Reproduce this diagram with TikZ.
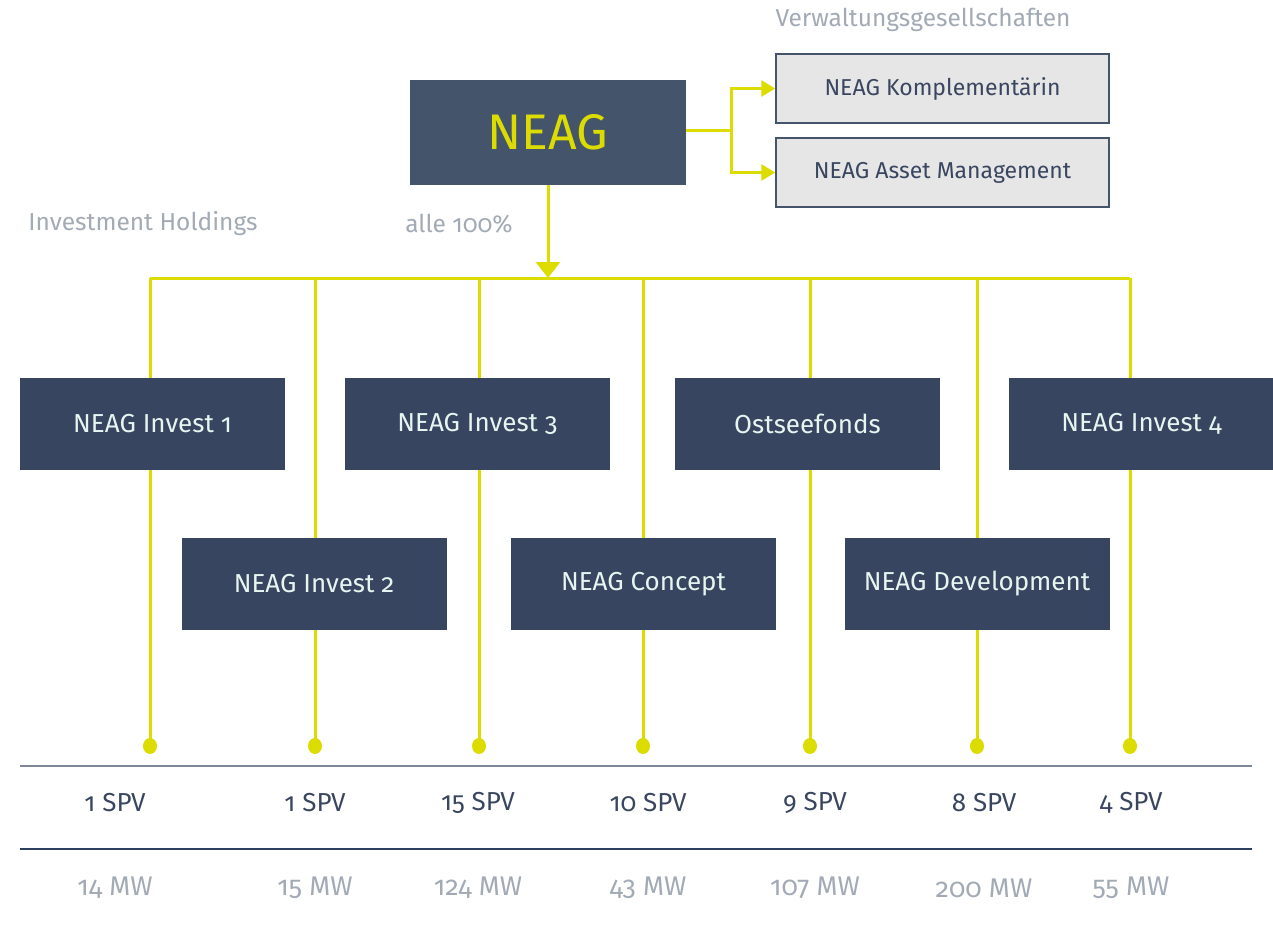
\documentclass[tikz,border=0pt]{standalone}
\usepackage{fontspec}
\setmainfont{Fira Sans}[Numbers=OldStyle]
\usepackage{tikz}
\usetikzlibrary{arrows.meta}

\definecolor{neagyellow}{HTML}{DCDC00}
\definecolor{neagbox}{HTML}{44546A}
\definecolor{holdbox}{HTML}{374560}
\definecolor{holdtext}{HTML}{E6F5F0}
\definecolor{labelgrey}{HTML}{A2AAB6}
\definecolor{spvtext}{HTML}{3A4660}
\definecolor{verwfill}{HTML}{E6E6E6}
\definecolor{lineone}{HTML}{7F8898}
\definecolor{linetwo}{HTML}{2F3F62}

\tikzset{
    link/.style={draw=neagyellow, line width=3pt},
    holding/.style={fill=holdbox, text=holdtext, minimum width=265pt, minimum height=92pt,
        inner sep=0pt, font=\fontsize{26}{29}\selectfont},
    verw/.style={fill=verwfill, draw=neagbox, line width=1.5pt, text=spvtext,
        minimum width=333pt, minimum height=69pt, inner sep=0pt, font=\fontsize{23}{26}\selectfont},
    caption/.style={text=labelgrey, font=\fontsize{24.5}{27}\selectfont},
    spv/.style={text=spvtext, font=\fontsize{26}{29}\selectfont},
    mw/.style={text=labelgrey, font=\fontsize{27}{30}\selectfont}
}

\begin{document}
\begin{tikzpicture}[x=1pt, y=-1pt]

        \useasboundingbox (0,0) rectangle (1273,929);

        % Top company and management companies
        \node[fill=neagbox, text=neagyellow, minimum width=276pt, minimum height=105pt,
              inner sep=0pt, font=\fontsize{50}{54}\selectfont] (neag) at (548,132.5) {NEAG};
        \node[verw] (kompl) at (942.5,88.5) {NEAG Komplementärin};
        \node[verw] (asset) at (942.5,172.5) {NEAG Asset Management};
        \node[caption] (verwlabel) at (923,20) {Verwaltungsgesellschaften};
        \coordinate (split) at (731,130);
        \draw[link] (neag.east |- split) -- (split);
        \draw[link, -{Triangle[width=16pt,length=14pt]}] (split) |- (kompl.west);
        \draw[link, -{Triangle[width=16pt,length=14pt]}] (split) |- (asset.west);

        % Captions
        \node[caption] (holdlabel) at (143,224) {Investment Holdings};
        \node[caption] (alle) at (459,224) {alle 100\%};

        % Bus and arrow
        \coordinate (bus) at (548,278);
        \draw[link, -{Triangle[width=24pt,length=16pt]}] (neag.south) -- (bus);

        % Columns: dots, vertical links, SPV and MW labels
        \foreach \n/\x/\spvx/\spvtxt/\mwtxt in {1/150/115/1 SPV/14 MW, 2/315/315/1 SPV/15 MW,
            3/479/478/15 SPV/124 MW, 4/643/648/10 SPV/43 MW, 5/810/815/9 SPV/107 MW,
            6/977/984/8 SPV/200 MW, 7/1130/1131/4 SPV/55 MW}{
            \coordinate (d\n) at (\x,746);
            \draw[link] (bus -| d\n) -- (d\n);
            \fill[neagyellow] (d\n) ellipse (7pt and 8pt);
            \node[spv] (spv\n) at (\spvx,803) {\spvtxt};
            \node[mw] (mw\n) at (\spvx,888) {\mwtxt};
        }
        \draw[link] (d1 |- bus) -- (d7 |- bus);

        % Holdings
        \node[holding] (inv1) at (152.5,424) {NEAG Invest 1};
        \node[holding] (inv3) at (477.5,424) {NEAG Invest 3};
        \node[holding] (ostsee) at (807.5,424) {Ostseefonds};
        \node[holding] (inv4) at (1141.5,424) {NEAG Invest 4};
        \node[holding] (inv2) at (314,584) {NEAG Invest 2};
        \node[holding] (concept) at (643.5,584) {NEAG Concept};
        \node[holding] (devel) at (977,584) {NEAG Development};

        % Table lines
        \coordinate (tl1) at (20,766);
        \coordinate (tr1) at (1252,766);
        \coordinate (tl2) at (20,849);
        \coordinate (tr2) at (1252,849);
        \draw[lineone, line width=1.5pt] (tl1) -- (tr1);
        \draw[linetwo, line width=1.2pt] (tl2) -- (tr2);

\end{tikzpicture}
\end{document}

------------------------------------

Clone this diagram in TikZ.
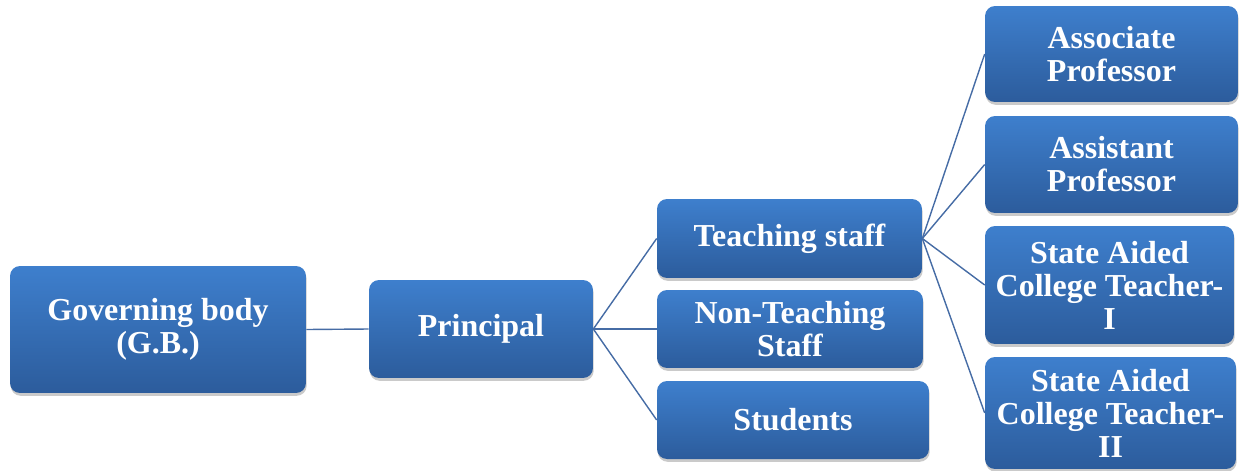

------------------------------------

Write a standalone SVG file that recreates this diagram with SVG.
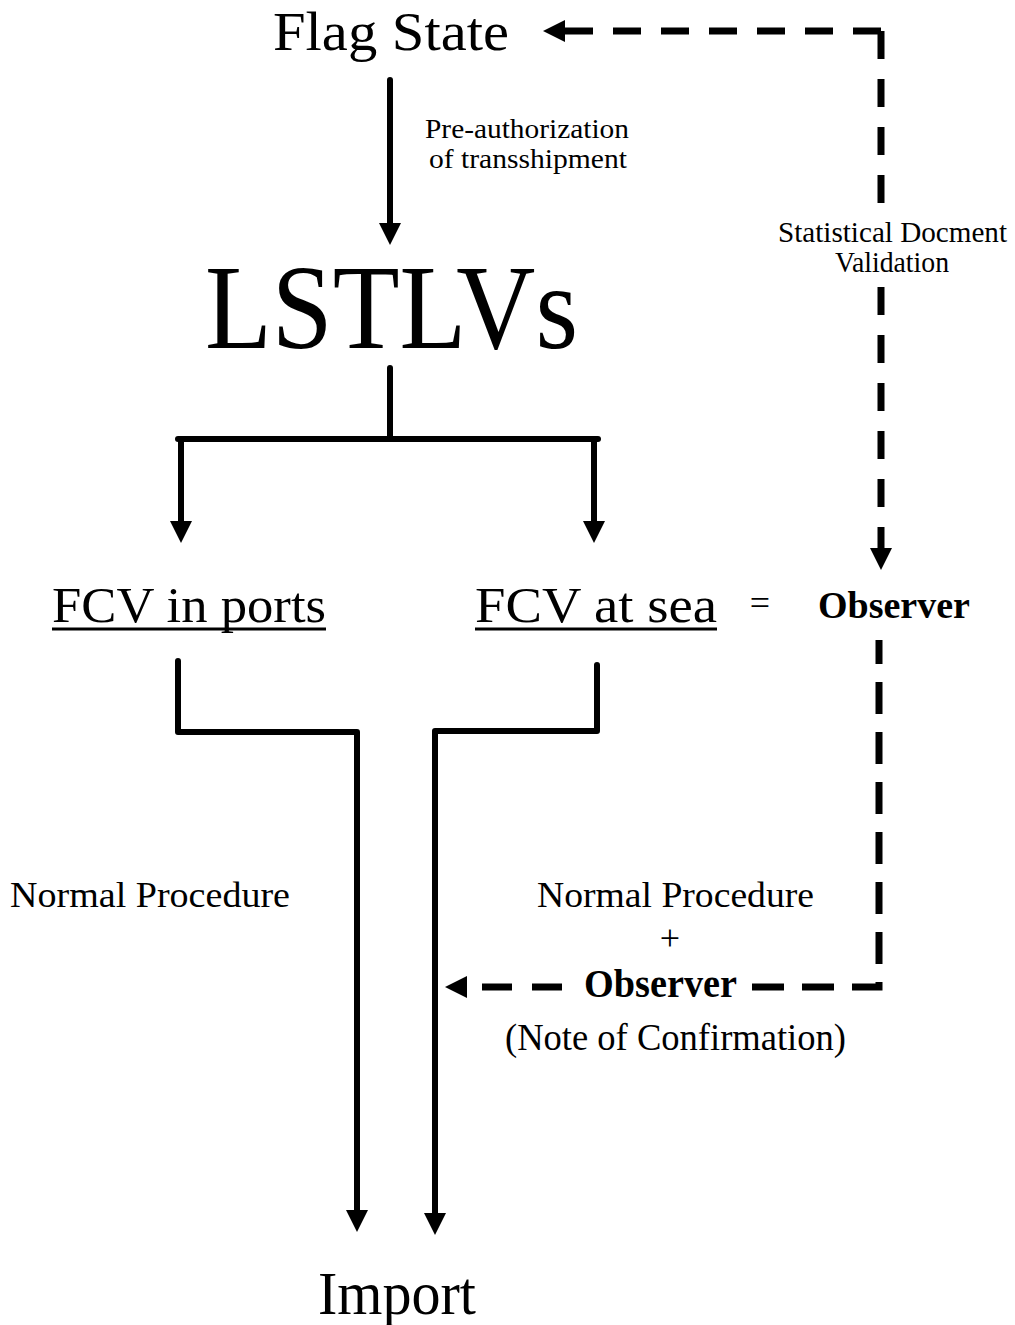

------------------------------------

Stated task =>
Pull out all lines of the data with the string "this".

Exercise output =>
Reproduce this diagram with TikZ.
Clone this diagram in TikZ.
Write a standalone SVG file that recreates this diagram with SVG.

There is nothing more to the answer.